Infrared absorption lines of H3+, including the metastable R(3,3)l line, have been observed toward eight bright infrared sources associated with hot and massive stars located in and between the Galactic Center Cluster and the Quintuplet Cluster 30 pc to the east. The absorption lines with high velocity dispersion arise in the Galaxys Central Molecular Zone (CMZ) as well as in foreground spiral arms. The temperature and density of the gas in the CMZ, as determined from the relative strengths of the H3+ lines, are T=200-300K and n=50-200cm^-3. The detection of high column densities of H3+ toward all eight stars implies that this warm and diffuse gaseous environment is widespread in the CMZ. The products of the ionization rate and path length for these sight lines are 1000 and 10 times higher than in dense and diffuse clouds in the Galactic disk, respectively, indicating that the ionization rate, zeta, is not less than 10^-15 s^-1 and that L is at least on the order of 50 pc. The warm and diffuse gas is an important component of the CMZ, in addition to the three previously known gaseous environments: (1) cold molecular clouds observed by radio emission of CO and other molecules, (2) hot (T=10^4-10^6K) and highly ionized diffuse gas (n_e=10-100cm^-3) seen in radio recombination lines, far infrared atomic lines, and radio-wave scattering, and (3) ultra-hot (T=10^7-10^8K) X-ray emitting plasma.
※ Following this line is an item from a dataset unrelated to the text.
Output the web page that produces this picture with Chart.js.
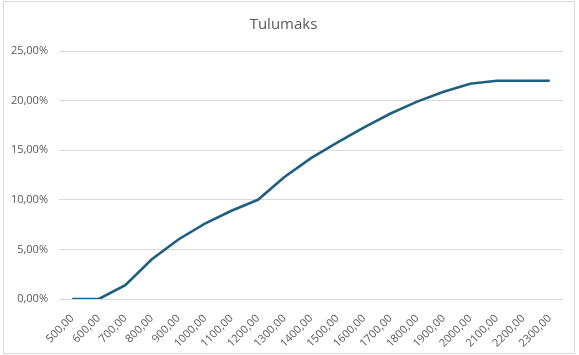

Its prevalence significantly changes the understanding of the environment of the CMZ. The sight line toward GC IRS 3 is unique in showing an additional H3+ absorption component, which is interpreted as due to either a cloud associated with circumnuclear disk or the 50 km s^-1 cloud known from radio observations. An infrared pumping scheme is examined as a mechanism to populate the (3,3) metastable level in this cloud.